A win for investment trusts: how scrapping cost disclosures could boost the sector

Chris Salih 23/09/2024 in Investment Trusts

The investment trust industry celebrated a small but crucial regulatory victory last week – and one that may have consequences for investors. The Labour government said it would scrap the cost disclosure rules that have acted as a major break on wealth management and institutional buyers of investment trusts over the past two years. That could be good news for private investors in the sector.

What’s the story?

The problem had arisen because the EU’s Priips and Mifid directives effectively forced investment trusts to double-count their costs. For price-sensitive wealth managers, using investment trusts inflated the costs they needed to report to customers at a time when many were competing with low-cost alternatives. Many simply chose open-ended equivalents, leaving parts of the investment trust sector languishing with little demand. That pushed discounts out.

The Treasury and Financial Conduct Authority have now said that London-listed investment trusts will be exempt from the regime, and new UK disclosure rules will come into force in the first half of next year. In the meantime, trusts will not be required to disclose any costs.

Richard Stone, chief executive of the Association of Investment Companies (AIC), says: “It’s good that the Treasury and FCA have recognised that the current cost disclosure regime is not working. The AIC has lobbied tirelessly on this issue and it’s encouraging that the Labour government has acted so swiftly.

“We look forward to working with the FCA as it consults on the new Consumer Composite Investments (CCI) regime. It’s vital that these new rules recognise the unique characteristics of investment companies, permanently end misleading cost disclosures, which distort the market, and enable investors to make better informed decisions.”

What does it mean for investors in investment trusts?

The cost disclosure rules had weighed on demand for many investment trusts, particularly those popular with wealth managers. These were often areas where there were few open-ended equivalents, or where liquidity constraints made investment trusts a more appropriate option – infrastructure, private equity or property, for example. In some cases, these were trusts that were also hurt by rising interest rates, and it became difficult to disaggregate the two. Nevertheless, it was clear that the cost disclosure rules were unhelpful.

Will the change in the rules move the dial? At the margins, it probably will. Christian Pittard, head of closed-end funds at abrdn, said the move could bring back pension funds and wealth managers to the sector and revive investor demand. The move comes at the same time as interest rate cuts, and the combination of these two factors appears to be narrowing discounts from their lows already.

The problem has been particularly evident in certain sectors and it is where the early moves have been most obvious. A number of the popular infrastructure trusts, for example, have seen discounts move in by around 10% from historically wide levels. Some of the private equity trusts have also started to recover.

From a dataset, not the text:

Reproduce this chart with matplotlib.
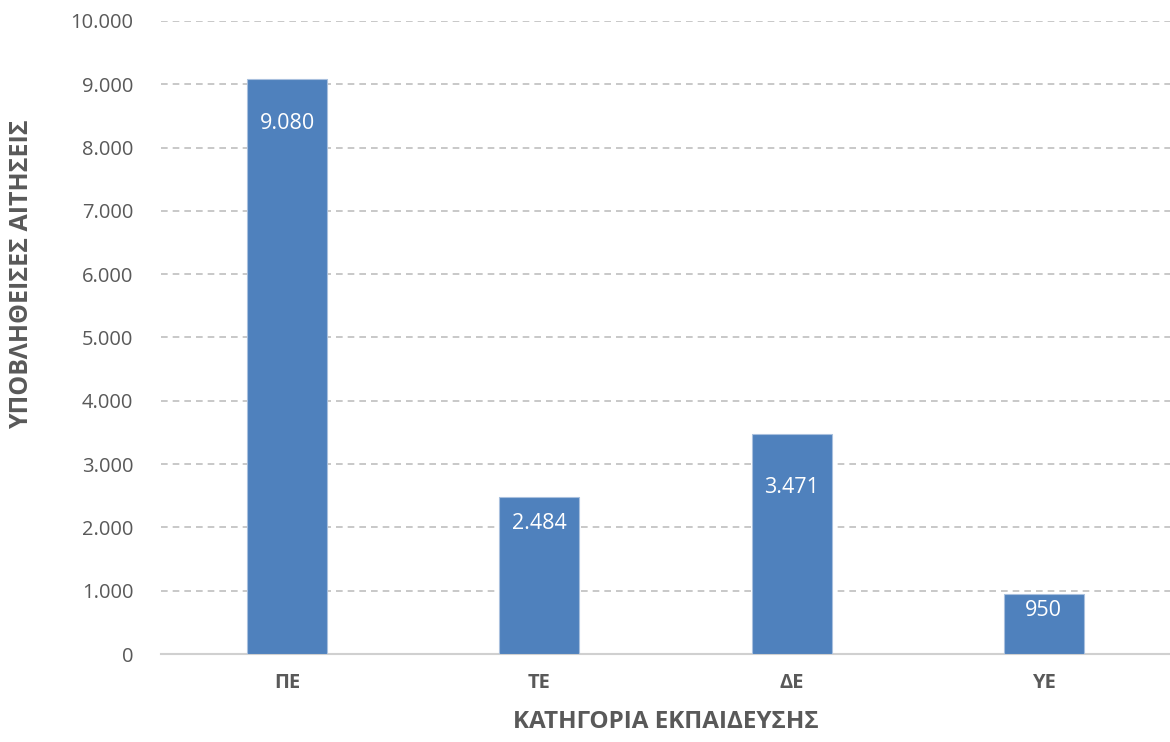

What about Elite Rated investment trusts?

The funds we select tend to be larger and more liquid options, such as City of London Investment Trust, Global Smaller Companies Trust or Scottish Mortgage Investment Trust. These are held widely by private investors and have been less affected by any withdrawal of demand as a result of the cost disclosure rules.
This is deliberate on our part. We prefer trusts that are less vulnerable to a single type of shareholder. The discount for the City of London Investment Trust, for example, varies little, having traded in a range between 1% and -3% over the past year. A share buyback programme keeps it in check. The discount for Scottish Mortgage Investment Trust has also been very stable over the past six months.

Where it might make a difference is in some of the smaller, niche and single sector trusts. Trusts such as Baillie Gifford Shin Nippon has seen its asset class substantially out of favour, as small and mid-cap Japanese equities have failed to keep pace with the rally in their large-cap peers. It has moved from trading at par, or even a small premium, to a 13% discount*. The cost disclosure change may not matter as much as the revival in Japanese smaller companies, but it means there are no barriers to a recovery in the trust’s share price when it happens.

Read now: Our in-depth guide to Baillie Gifford Shin Nippon

The same might be true for Schroder British Opportunities, which has suffered from the general unpopularity around smaller companies. It now trades on a 28% discount* to net asset value, but this has come in from around 35% early this year, and may have further to narrow. Revived interest from wealth managers could move the dial.

It may even be true for other out-of-favour areas. We’d put Murray Income and Fidelity Special Values in that bracket as well. Although both funds are strong performers among their peers, both have seen discounts drift out as investors have overlooked the UK. Cost disclosure won’t be the swing factor for these trusts, but it should help create demand at the margins.

It may be an optimistic take, but there is another encouraging factor in the swift change in the rules. This problem has been bubbling under the surface for some time, struggling to command the attention of government. The rapid change in the rules may also suggest that the new government recognises the importance of capital markets to the overall health of the economy, and the role the investment trust sector can play in that.